In fact, Malcolm Turnbull doesn’t even need to be Malcolm Turnbull. He certainly doesn’t need to drop Abbott’s policies, and appears to have made a promise not to. A new composite figure, call him Malcolm Abbott or Tony Turnbull, has emerged.

How do we know this? Here’s five reasons why:

Climate policy remains a fraud: Despite the continuing assertion that “we are reducing emissions”, the government’s own data points to them rising to record levels by around 2030, and independent analysts suggest they won’t peak until 2030. Direct Action remains impotent, unfunded and unstructured. There is no visible path to reach even the government’s modest target of a 26-28 per cent cut in emissions by 2030, even though it has signed on to the Paris climate agreement that will demand it does so much more.

The capital strike on investment in renewable energy investment continues: There have been no investments in major large-scale renewable energy investments in Australia since it became clear that the Coalition would win power in 2013. Now, nine months after forcing Labor and the industry to agree to cut the renewable energy target in May – for the sake of “certainty” – the investment drought continues. The Coalition boasts of the achievements of programs run by ARENA and the CEFC for large-scale solar and the like, but refuses to withdraw legislation for their demolition. It has denuded the ARENA board, and assumes that the agency will not be funded beyond next year.

The science is “settled”, so we don’t need scientists: That’s a neat turn on the “science is crap” argument, but CSIRO’s decision to cut swathes through the ranks of climate scientists, on the basis that the “climate science” is agreed, and on the assumption by its new CEO that it should act more like a Silicon Valley start-up than a government research agency, has stunned scientists. They say that Australia now risks losing its leadership in the field. “I thought I had seen it all before: a new leader, assuming apparently infinite control, driven by narrow and often tired ideological fixations, tampering with a national asset, CSIRO,” lamented Dr Graeme Pearman, a former CSIRO Executive member.

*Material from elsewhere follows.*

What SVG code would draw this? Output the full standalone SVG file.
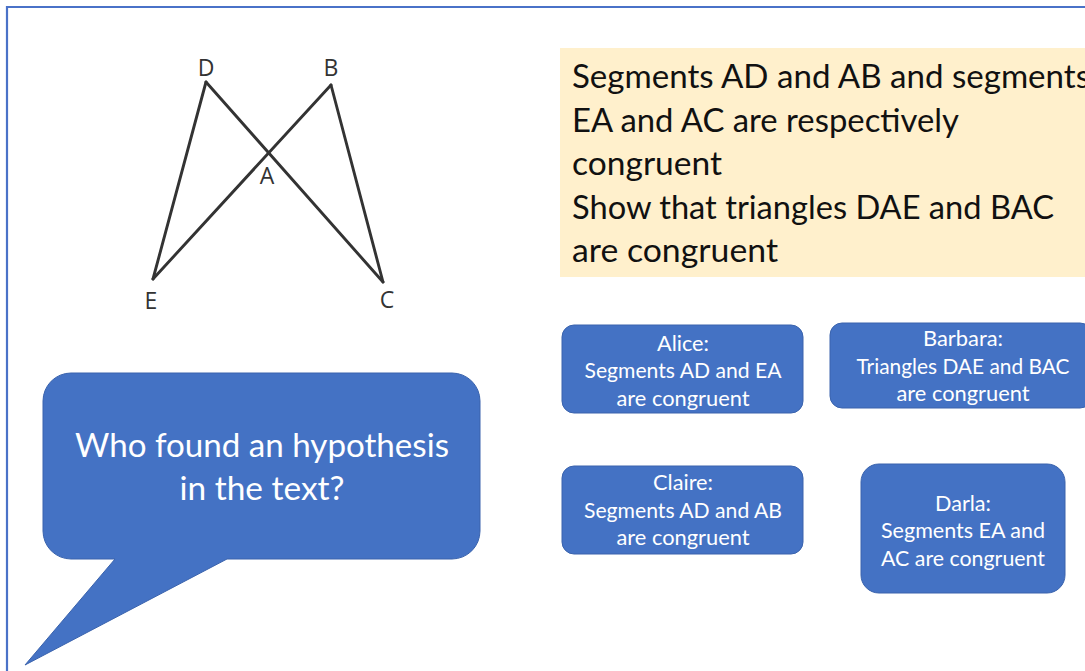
<svg xmlns="http://www.w3.org/2000/svg" width="1085" height="671" viewBox="0 0 1085 671">
<style>
.frame{stroke:#4a72c8;stroke-width:2.2;fill:none}
.seg{stroke:#333;stroke-width:2.9;stroke-linecap:round;fill:none}
.lbl{font-family:"Open Sans","Noto Sans",sans-serif;font-size:23px;font-weight:500;fill:#333;text-anchor:middle}
.note{fill:#fff0cc}
.ntxt{font-family:Lato,"Open Sans",sans-serif;font-size:32px;fill:#111}
.box{fill:#4472c4;stroke:#3a63ad;stroke-width:1}
.btxt{font-family:Lato,"Open Sans",sans-serif;font-size:21px;fill:#fff;text-anchor:middle}
.qtxt{font-family:Lato,"Open Sans",sans-serif;font-size:32px;fill:#fff;text-anchor:middle}
</style>
<rect width="1085" height="671" fill="#fff"/>
<path class="frame" d="M7 671 V7 H1085"/>
<g id="figure">
<line class="seg" x1="206" y1="82" x2="153" y2="279"/>
<line class="seg" x1="206" y1="82" x2="383" y2="282"/>
<line class="seg" x1="331" y1="85" x2="153" y2="279"/>
<line class="seg" x1="331" y1="85" x2="383" y2="282"/>
<text class="lbl" x="206" y="76">D</text>
<text class="lbl" x="331" y="76">B</text>
<text class="lbl" x="267" y="184">A</text>
<text class="lbl" x="151" y="309">E</text>
<text class="lbl" x="387" y="308">C</text>
</g>
<g id="statement">
<rect class="note" x="560" y="48" width="530" height="229"/>
<text class="ntxt" x="572" y="88" textLength="518" lengthAdjust="spacingAndGlyphs">Segments AD and AB and segments</text>
<text class="ntxt" x="572" y="132" textLength="387" lengthAdjust="spacingAndGlyphs">EA and AC are respectively</text>
<text class="ntxt" x="572" y="175" textLength="150" lengthAdjust="spacingAndGlyphs">congruent</text>
<text class="ntxt" x="572" y="219" textLength="482" lengthAdjust="spacingAndGlyphs">Show that triangles DAE and BAC</text>
<text class="ntxt" x="572" y="262" textLength="206" lengthAdjust="spacingAndGlyphs">are congruent</text>
</g>
<g id="question">
<path class="box" d="M71 373 H452 A28 28 0 0 1 480 401 V531 A28 28 0 0 1 452 559 H227 L25 665 L115 559 H71 A28 28 0 0 1 43 531 V401 A28 28 0 0 1 71 373 Z"/>
<text class="qtxt" x="262" y="457" textLength="374" lengthAdjust="spacingAndGlyphs">Who found an hypothesis</text>
<text class="qtxt" x="262" y="500" textLength="165" lengthAdjust="spacingAndGlyphs">in the text?</text>
</g>
<g id="alice">
<rect class="box" x="562" y="325" width="241" height="88" rx="12"/>
<text class="btxt" x="683" y="351" textLength="52" lengthAdjust="spacingAndGlyphs">Alice:</text>
<text class="btxt" x="683" y="378" textLength="197" lengthAdjust="spacingAndGlyphs">Segments AD and EA</text>
<text class="btxt" x="683" y="406" textLength="133" lengthAdjust="spacingAndGlyphs">are congruent</text>
</g>
<g id="barbara">
<rect class="box" x="830" y="323" width="262" height="85" rx="12"/>
<text class="btxt" x="963" y="346" textLength="80" lengthAdjust="spacingAndGlyphs">Barbara:</text>
<text class="btxt" x="963" y="374" textLength="213" lengthAdjust="spacingAndGlyphs">Triangles DAE and BAC</text>
<text class="btxt" x="963" y="401" textLength="133" lengthAdjust="spacingAndGlyphs">are congruent</text>
</g>
<g id="claire">
<rect class="box" x="562" y="466" width="241" height="88" rx="12"/>
<text class="btxt" x="683" y="490" textLength="60" lengthAdjust="spacingAndGlyphs">Claire:</text>
<text class="btxt" x="683" y="518" textLength="198" lengthAdjust="spacingAndGlyphs">Segments AD and AB</text>
<text class="btxt" x="683" y="545" textLength="133" lengthAdjust="spacingAndGlyphs">are congruent</text>
</g>
<g id="darla">
<rect class="box" x="861" y="464" width="204" height="129" rx="18"/>
<text class="btxt" x="963" y="511" textLength="56" lengthAdjust="spacingAndGlyphs">Darla:</text>
<text class="btxt" x="963" y="538" textLength="164" lengthAdjust="spacingAndGlyphs">Segments EA and</text>
<text class="btxt" x="963" y="566" textLength="164" lengthAdjust="spacingAndGlyphs">AC are congruent</text>
</g>
<g id="connectors"/>
</svg>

It still works on the assumption that the world has not changed: Paris, it seems, has taught the Coalition nothing. The Australian government still assumes that markets for its commodity-based economy will continue, when all the evidence points to the contrary. In India, Adani has conceded that the $16 billion Carmichael coal project in the Galilee Basin won’t get developed without a rebound in the coal price. The Indian energy minister concedes solar is cheaper than coal, and an Indian company has proved that by scrapping plans for a coal plant and asking to build a solar plant instead. Adani itself is building the biggest solar plant in the country. Elsewhere, China has revealed a stunning fall in coal demand, Vietnam is backing off from coal, the emerging economies are spending more money on renewables than developed economies and on fossil fuels.

Corporations are learning the hard way: All through corporate Australia, big energy companies are writing down billions of dollars from recent and current investments in fossil fuel projects – be it shale gas in the US, deep water developments off the coast of Australia, coal seam gas projects in NSW, coal mines all along the east coast, or the giant LNG plants in central Queensland. Mark Carney, the governor of the Bank of England, has warned of the “systemic risk” of fossil fuel investments becoming stranded assets. Australia seems particularly exposed to this, given its corporate and economic exposure. But when the Senate voted for an inquiry into carbon risk in Australia, who voted against it? The party of Tony Turnbull.